Return the lines that follow, exactly as they appear, from the first through the one containing "Louis', 'Diourbel', 'Dakar'];"; no pictures are to be included.

DATA LINES
- - -
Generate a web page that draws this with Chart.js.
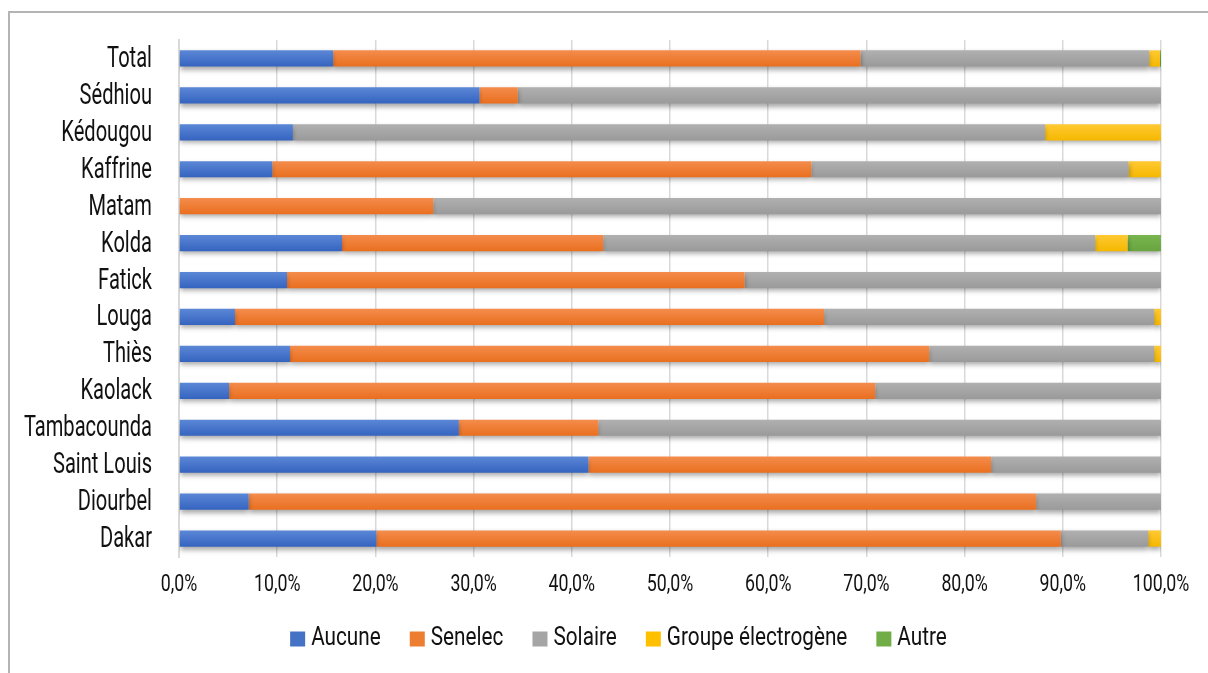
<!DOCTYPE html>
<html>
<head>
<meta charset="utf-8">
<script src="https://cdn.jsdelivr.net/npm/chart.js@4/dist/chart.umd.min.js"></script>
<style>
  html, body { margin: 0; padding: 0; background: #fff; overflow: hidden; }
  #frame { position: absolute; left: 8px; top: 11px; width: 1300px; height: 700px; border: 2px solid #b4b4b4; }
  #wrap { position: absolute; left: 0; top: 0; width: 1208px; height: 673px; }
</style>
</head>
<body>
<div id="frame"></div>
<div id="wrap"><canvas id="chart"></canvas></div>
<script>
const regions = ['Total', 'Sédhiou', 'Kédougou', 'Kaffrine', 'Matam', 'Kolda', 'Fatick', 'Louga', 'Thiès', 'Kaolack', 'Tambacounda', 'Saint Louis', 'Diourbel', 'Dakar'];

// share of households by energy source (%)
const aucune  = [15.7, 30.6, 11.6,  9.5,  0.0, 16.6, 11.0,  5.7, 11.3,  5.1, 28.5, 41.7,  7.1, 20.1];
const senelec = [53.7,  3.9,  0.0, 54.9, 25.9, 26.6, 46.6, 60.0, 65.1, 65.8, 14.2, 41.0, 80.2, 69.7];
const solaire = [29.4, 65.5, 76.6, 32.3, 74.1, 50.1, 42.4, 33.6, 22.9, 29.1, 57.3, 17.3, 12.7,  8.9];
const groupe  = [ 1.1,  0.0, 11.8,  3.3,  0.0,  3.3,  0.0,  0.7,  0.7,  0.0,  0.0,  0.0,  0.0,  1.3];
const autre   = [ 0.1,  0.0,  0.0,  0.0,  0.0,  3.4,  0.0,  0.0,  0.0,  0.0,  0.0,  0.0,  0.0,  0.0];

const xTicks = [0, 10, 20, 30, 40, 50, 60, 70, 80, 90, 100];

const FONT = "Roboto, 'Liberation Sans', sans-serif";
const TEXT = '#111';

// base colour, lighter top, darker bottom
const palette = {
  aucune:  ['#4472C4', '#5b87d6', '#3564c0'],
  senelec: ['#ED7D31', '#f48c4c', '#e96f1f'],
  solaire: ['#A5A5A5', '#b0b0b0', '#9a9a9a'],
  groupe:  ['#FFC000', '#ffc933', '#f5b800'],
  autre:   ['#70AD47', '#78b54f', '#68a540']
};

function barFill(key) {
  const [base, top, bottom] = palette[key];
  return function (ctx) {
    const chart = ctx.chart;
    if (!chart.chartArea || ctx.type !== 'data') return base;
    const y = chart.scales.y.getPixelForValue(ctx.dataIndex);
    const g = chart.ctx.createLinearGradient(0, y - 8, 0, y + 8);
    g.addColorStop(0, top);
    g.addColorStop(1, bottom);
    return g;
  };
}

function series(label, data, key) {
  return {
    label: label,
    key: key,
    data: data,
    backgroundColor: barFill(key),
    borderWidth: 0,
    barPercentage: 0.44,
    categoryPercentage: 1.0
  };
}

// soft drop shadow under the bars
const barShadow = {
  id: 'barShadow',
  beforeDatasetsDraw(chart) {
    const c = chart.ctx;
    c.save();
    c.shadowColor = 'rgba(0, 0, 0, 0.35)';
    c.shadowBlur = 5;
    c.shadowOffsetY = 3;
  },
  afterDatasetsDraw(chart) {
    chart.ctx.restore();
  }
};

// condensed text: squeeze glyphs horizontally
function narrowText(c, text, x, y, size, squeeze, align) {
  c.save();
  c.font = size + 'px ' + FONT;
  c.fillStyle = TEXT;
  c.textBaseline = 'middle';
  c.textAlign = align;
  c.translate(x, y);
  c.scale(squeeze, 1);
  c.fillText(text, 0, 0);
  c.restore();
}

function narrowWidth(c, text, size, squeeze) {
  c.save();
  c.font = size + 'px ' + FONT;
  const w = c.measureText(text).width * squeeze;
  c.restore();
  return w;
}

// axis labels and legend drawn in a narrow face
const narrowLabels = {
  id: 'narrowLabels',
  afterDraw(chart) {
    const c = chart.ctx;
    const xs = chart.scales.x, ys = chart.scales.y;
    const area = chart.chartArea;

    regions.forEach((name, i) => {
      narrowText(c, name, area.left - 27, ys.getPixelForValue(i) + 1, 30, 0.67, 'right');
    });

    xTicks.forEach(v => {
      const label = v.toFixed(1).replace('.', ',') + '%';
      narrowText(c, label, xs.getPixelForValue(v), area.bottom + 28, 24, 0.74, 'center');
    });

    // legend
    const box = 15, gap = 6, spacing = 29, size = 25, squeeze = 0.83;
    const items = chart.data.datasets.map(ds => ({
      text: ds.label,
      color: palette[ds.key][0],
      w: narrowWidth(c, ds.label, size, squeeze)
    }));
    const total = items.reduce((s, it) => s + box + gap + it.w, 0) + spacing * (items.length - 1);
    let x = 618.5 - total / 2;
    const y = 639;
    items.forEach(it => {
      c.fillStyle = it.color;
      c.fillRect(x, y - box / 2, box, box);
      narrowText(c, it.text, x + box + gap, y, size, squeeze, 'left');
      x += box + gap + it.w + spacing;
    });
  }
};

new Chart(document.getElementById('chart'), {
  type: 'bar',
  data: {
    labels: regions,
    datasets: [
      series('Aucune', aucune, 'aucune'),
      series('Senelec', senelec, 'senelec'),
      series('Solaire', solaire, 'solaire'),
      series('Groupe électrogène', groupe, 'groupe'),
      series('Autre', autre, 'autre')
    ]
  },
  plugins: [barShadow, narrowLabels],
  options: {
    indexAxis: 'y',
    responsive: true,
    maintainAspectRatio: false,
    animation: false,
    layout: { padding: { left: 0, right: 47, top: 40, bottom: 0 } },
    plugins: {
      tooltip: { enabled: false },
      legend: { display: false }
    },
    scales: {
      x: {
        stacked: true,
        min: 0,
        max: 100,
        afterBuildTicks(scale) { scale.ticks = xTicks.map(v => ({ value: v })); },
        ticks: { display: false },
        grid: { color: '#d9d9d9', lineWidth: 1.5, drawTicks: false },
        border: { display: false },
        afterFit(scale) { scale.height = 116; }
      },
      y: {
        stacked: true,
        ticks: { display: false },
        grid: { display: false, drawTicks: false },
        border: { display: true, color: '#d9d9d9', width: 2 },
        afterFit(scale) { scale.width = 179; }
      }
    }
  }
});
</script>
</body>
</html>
- - -
FINISHED EXERCISE
Generate a web page that draws this with Chart.js.
<!DOCTYPE html>
<html>
<head>
<meta charset="utf-8">
<script src="https://cdn.jsdelivr.net/npm/chart.js@4/dist/chart.umd.min.js"></script>
<style>
  html, body { margin: 0; padding: 0; background: #fff; overflow: hidden; }
  #frame { position: absolute; left: 8px; top: 11px; width: 1300px; height: 700px; border: 2px solid #b4b4b4; }
  #wrap { position: absolute; left: 0; top: 0; width: 1208px; height: 673px; }
</style>
</head>
<body>
<div id="frame"></div>
<div id="wrap"><canvas id="chart"></canvas></div>
<script>
const regions = ['Total', 'Sédhiou', 'Kédougou', 'Kaffrine', 'Matam', 'Kolda', 'Fatick', 'Louga', 'Thiès', 'Kaolack', 'Tambacounda', 'Saint Louis', 'Diourbel', 'Dakar'];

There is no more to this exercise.